WHAT THIS TASK INVOLVES: Leave out the pictures, and retype only the lines from the beginning of the material through the line that contains "const pL = 144, pR", including both.

PROVIDED MATERIAL:

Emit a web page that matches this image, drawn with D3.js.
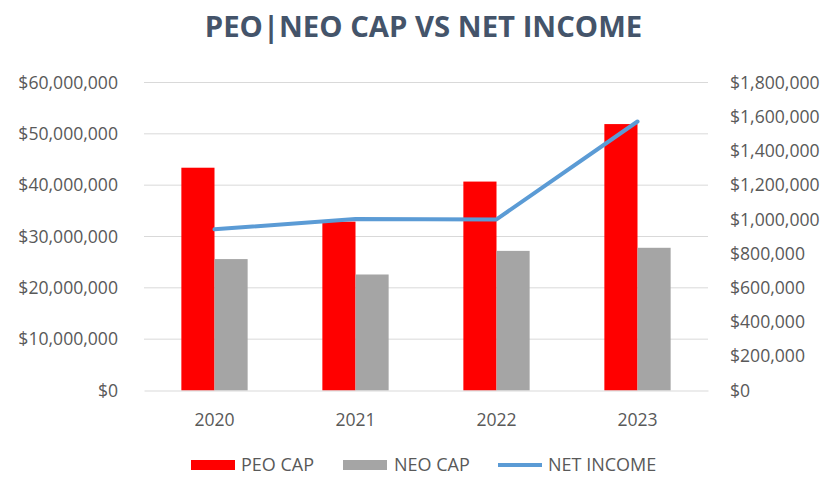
<!DOCTYPE html>
<html><head><meta charset="utf-8">
<script src="https://cdn.jsdelivr.net/npm/d3@7"></script>
<style>body{margin:0;background:#fff}svg{display:block}</style>
</head><body><svg id="c" width="828" height="478"></svg>
<script>
const years = ["2020","2021","2022","2023"];
const peoCap = [43400000, 32900000, 40700000, 51900000];
const neoCap = [25600000, 22600000, 27200000, 27800000];
const netIncome = [942000, 1002000, 1000000, 1572000];
const leftTicks = [0,10000000,20000000,30000000,40000000,50000000,60000000];
const rightTicks = [0,200000,400000,600000,800000,1000000,1200000,1400000,1600000,1800000];
const seriesNames = ["PEO CAP","NEO CAP","NET INCOME"];
const colors = {peo:"#FF0000", neo:"#A5A5A5", line:"#5B9BD5"};

const svg = d3.select("#c");
const font = "'Open Sans', sans-serif";
const fs = 17.6;
const pL = 144, pR = 708, pT = 82.5, pB = 390.5;

const x = d3.scaleBand().domain(years).range([pL, pR]).paddingInner(0.53).paddingOuter(0.265);
const yL = d3.scaleLinear().domain([0, 60000000]).range([pB, pT]);
const yR = d3.scaleLinear().domain([0, 1800000]).range([pB, pT]);
const fmt = d3.format("$,");

// gridlines
svg.append("g").selectAll("line").data(leftTicks.slice(1)).join("line")
  .attr("x1", pL).attr("x2", pR)
  .attr("y1", d => yL(d)).attr("y2", d => yL(d))
  .attr("stroke", "#D9D9D9").attr("stroke-width", 1);

// left axis
const ga = svg.append("g").attr("transform", `translate(${pL - 26},0)`)
  .call(d3.axisLeft(yL).tickValues(leftTicks).tickFormat(fmt).tickSize(0).tickPadding(0));
ga.select(".domain").remove();
ga.selectAll("text").attr("font-family", font).attr("font-size", fs).attr("fill", "#595959");

// right axis
const gr = svg.append("g").attr("transform", `translate(${pR + 22},0)`)
  .call(d3.axisRight(yR).tickValues(rightTicks).tickFormat(fmt).tickSize(0).tickPadding(0));
gr.select(".domain").remove();
gr.selectAll("text").attr("font-family", font).attr("font-size", fs).attr("fill", "#595959");

// bars
const bw = x.bandwidth() / 2;
svg.append("g").selectAll("rect").data(years).join("rect")
  .attr("x", d => x(d)).attr("width", bw)
  .attr("y", (d,i) => yL(peoCap[i])).attr("height", (d,i) => pB - yL(peoCap[i]))
  .attr("fill", colors.peo);
svg.append("g").selectAll("rect").data(years).join("rect")
  .attr("x", d => x(d) + bw).attr("width", bw)
  .attr("y", (d,i) => yL(neoCap[i])).attr("height", (d,i) => pB - yL(neoCap[i]))
  .attr("fill", colors.neo);

// x axis
const gx = svg.append("g").attr("transform", `translate(0,${pB})`)
  .call(d3.axisBottom(x).tickSize(0).tickPadding(23));
gx.select(".domain").attr("stroke", "#D9D9D9");
gx.selectAll("text").attr("font-family", font).attr("font-size", fs).attr("fill", "#595959");

// line
const line = d3.line().x((d,i) => x(years[i]) + bw).y(d => yR(d));
svg.append("path").datum(netIncome).attr("d", line)
  .attr("fill", "none").attr("stroke", colors.line).attr("stroke-width", 4).attr("stroke-linejoin", "round").attr("stroke-linecap", "round");

// title
svg.append("text").attr("x", 423.5).attr("y", 37).attr("text-anchor", "middle")
  .attr("font-family", font).attr("font-weight", "bold").attr("font-size", 29.3)
  .attr("fill", "#44546A").text("PEO|NEO CAP VS NET INCOME");

// legend
const lg = svg.append("g").attr("font-family", font).attr("font-size", 18).attr("fill", "#595959");
const items = [
  {name: seriesNames[0], x: 191, tx: 241, type: "rect", color: colors.peo},
  {name: seriesNames[1], x: 343, tx: 394, type: "rect", color: colors.neo},
  {name: seriesNames[2], x: 498, tx: 548, type: "line", color: colors.line}
];
items.forEach(it => {
  if (it.type === "rect") lg.append("rect").attr("x", it.x).attr("y", 460).attr("width", 44).attr("height", 10).attr("fill", it.color);
  else lg.append("line").attr("x1", it.x).attr("x2", it.x + 44).attr("y1", 465).attr("y2", 465).attr("stroke", it.color).attr("stroke-width", 4);
  lg.append("text").attr("x", it.tx).attr("y", 465).attr("dy", "0.35em").text(it.name);
});
</script></body></html>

CORRECT RESULT:
Emit a web page that matches this image, drawn with D3.js.
<!DOCTYPE html>
<html><head><meta charset="utf-8">
<script src="https://cdn.jsdelivr.net/npm/d3@7"></script>
<style>body{margin:0;background:#fff}svg{display:block}</style>
</head><body><svg id="c" width="828" height="478"></svg>
<script>
const years = ["2020","2021","2022","2023"];
const peoCap = [43400000, 32900000, 40700000, 51900000];
const neoCap = [25600000, 22600000, 27200000, 27800000];
const netIncome = [942000, 1002000, 1000000, 1572000];
const leftTicks = [0,10000000,20000000,30000000,40000000,50000000,60000000];
const rightTicks = [0,200000,400000,600000,800000,1000000,1200000,1400000,1600000,1800000];
const seriesNames = ["PEO CAP","NEO CAP","NET INCOME"];
const colors = {peo:"#FF0000", neo:"#A5A5A5", line:"#5B9BD5"};

const svg = d3.select("#c");
const font = "'Open Sans', sans-serif";
const fs = 17.6;
const pL = 144, pR = 708, pT = 82.5, pB = 390.5;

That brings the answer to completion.